EXERCISE
Give again only the lines running from the one with "Recreate this image" through the one with "plt.rcParams['font.family'] = ['Open", inclusive. Omit every picture.

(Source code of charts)
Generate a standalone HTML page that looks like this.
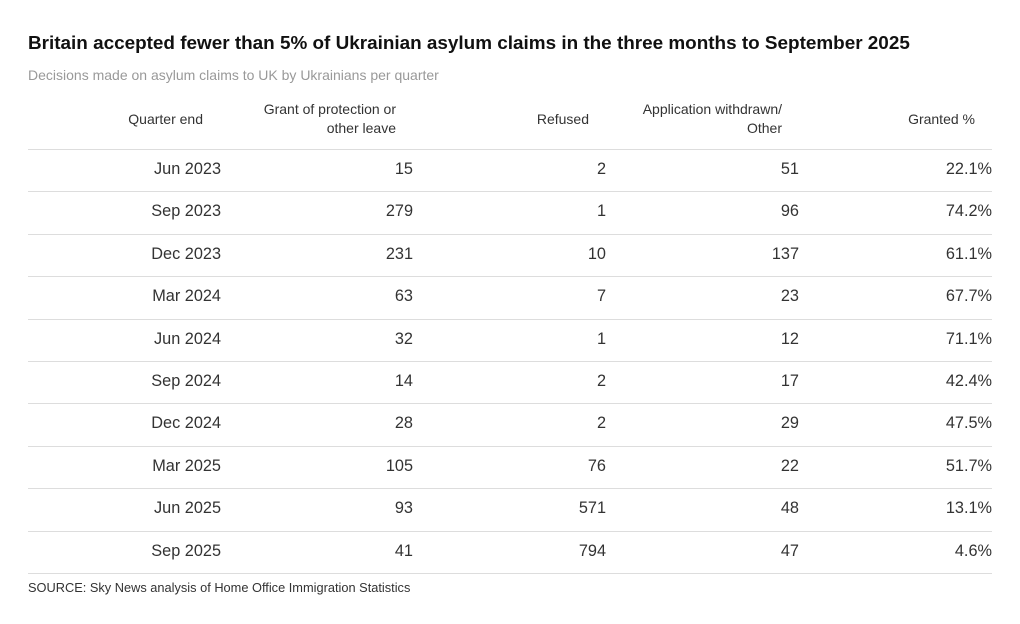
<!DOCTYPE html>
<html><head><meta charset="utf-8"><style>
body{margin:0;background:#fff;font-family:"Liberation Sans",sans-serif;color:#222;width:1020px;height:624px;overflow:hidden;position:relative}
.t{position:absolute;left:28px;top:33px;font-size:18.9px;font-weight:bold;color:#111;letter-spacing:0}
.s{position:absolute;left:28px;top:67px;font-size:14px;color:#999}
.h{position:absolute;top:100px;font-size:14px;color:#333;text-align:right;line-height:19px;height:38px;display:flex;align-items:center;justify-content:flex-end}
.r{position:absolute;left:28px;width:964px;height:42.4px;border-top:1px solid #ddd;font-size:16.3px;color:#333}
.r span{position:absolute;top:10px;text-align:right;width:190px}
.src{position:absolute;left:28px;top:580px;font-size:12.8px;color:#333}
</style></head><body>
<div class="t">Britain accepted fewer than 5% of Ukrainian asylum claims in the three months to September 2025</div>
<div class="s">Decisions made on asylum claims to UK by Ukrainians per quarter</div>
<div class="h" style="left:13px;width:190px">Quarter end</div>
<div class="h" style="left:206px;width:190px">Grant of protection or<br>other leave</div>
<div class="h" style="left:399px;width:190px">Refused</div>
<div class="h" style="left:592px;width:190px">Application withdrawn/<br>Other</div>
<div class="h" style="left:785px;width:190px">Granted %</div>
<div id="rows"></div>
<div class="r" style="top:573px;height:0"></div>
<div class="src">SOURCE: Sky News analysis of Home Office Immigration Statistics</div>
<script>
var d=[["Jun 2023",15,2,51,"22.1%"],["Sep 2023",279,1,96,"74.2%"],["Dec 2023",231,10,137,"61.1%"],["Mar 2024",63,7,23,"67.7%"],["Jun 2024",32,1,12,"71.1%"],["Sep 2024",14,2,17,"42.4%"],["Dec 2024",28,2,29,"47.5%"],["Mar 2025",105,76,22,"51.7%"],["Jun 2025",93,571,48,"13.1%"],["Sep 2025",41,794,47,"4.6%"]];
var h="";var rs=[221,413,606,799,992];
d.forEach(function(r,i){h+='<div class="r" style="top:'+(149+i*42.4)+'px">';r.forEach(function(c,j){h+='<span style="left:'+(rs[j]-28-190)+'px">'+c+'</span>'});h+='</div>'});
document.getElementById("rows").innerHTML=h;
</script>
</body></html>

==

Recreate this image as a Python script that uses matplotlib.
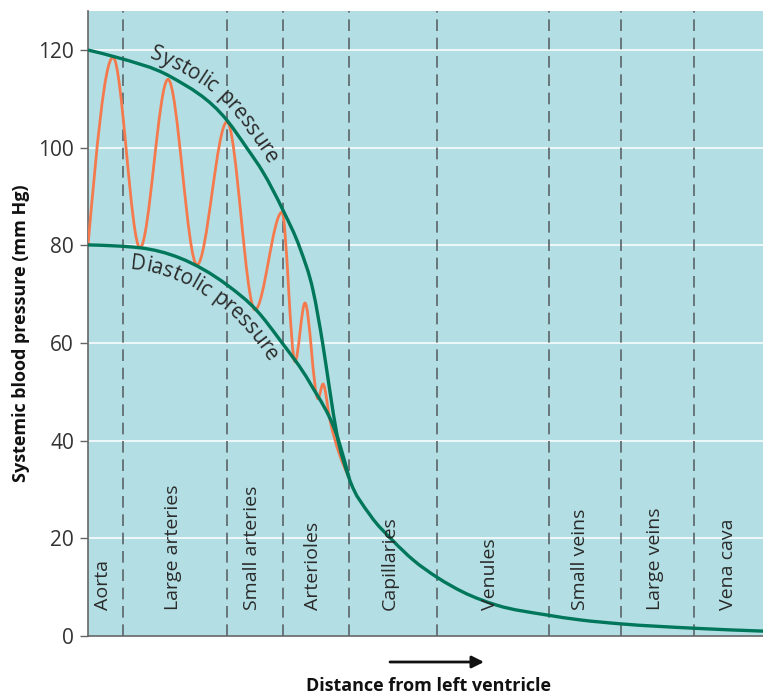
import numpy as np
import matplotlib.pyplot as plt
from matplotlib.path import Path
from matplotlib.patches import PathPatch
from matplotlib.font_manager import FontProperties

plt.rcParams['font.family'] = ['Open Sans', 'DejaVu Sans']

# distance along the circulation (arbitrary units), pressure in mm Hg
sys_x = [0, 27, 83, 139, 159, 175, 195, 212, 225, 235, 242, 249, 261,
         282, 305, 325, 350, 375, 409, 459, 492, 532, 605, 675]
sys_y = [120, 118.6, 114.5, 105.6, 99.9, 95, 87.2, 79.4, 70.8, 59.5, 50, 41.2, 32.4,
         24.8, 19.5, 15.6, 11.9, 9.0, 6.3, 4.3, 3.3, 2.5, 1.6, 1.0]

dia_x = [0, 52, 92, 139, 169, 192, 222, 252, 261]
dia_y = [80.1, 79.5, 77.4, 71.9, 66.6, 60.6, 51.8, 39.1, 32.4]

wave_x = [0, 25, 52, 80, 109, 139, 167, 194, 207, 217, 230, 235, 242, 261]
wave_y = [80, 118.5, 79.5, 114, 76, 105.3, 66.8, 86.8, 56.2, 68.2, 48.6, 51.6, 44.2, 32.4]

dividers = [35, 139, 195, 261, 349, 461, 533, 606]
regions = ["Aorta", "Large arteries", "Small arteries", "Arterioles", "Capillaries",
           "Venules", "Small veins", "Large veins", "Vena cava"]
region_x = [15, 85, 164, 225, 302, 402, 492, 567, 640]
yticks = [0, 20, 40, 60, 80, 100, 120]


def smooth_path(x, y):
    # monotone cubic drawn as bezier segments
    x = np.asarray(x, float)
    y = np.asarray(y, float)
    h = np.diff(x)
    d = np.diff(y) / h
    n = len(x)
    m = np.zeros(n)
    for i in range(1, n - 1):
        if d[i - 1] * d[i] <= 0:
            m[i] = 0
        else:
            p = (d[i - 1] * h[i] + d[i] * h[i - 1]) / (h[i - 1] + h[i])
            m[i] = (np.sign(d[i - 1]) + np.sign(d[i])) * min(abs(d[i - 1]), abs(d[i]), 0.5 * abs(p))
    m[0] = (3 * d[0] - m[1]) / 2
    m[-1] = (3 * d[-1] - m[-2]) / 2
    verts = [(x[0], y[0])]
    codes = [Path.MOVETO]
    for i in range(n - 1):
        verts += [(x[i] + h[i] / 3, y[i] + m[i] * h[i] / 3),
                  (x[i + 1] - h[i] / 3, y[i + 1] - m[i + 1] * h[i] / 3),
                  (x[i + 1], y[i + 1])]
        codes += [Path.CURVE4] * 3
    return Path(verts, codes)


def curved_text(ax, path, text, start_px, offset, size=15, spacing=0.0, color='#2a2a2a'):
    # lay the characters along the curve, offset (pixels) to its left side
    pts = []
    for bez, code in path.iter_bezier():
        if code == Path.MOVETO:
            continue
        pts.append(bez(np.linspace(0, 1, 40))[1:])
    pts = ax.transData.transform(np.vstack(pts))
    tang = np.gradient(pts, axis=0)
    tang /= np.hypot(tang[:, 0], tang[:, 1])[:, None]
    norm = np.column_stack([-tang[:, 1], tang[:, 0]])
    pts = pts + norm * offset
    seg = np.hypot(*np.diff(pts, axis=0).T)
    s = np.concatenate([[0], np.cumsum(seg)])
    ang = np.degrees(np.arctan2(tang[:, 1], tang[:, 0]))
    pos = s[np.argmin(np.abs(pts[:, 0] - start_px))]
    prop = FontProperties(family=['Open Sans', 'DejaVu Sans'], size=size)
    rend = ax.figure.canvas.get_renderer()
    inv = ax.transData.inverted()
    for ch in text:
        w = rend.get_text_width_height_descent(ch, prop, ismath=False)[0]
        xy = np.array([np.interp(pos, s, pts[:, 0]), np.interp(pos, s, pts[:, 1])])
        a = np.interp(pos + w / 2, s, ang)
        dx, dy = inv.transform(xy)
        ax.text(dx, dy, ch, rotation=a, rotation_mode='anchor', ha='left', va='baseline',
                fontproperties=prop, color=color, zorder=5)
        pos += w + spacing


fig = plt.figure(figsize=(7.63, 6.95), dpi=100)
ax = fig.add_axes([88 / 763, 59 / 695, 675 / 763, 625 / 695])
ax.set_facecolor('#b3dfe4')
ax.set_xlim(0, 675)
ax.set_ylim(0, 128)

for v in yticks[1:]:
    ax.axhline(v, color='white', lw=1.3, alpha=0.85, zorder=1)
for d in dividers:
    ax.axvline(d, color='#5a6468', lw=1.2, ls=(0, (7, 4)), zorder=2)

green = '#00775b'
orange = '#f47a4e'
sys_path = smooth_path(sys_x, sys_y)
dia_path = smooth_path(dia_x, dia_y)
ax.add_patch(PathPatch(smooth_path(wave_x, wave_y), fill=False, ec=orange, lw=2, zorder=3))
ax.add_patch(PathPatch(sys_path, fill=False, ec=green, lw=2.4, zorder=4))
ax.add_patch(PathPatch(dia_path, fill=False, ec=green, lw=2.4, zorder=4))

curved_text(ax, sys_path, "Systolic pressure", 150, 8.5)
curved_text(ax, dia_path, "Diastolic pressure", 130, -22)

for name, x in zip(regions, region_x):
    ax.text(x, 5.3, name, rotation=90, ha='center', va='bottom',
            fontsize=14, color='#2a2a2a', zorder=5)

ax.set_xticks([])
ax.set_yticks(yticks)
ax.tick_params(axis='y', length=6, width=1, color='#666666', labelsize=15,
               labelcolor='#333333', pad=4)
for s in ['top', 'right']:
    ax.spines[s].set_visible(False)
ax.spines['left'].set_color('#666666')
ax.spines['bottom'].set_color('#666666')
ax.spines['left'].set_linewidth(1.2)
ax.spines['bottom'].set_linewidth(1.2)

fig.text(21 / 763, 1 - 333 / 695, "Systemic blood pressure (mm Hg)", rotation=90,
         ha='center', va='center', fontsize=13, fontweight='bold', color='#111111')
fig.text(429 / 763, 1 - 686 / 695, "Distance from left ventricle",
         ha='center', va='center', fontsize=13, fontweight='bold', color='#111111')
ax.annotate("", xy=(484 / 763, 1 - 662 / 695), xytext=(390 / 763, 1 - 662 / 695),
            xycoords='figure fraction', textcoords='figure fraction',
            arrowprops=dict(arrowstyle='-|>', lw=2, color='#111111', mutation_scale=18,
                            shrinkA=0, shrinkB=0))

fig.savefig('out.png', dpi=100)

SOLUTION TO THIS PROBLEM
Recreate this image as a Python script that uses matplotlib.
import numpy as np
import matplotlib.pyplot as plt
from matplotlib.path import Path
from matplotlib.patches import PathPatch
from matplotlib.font_manager import FontProperties

plt.rcParams['font.family'] = ['Open Sans', 'DejaVu Sans']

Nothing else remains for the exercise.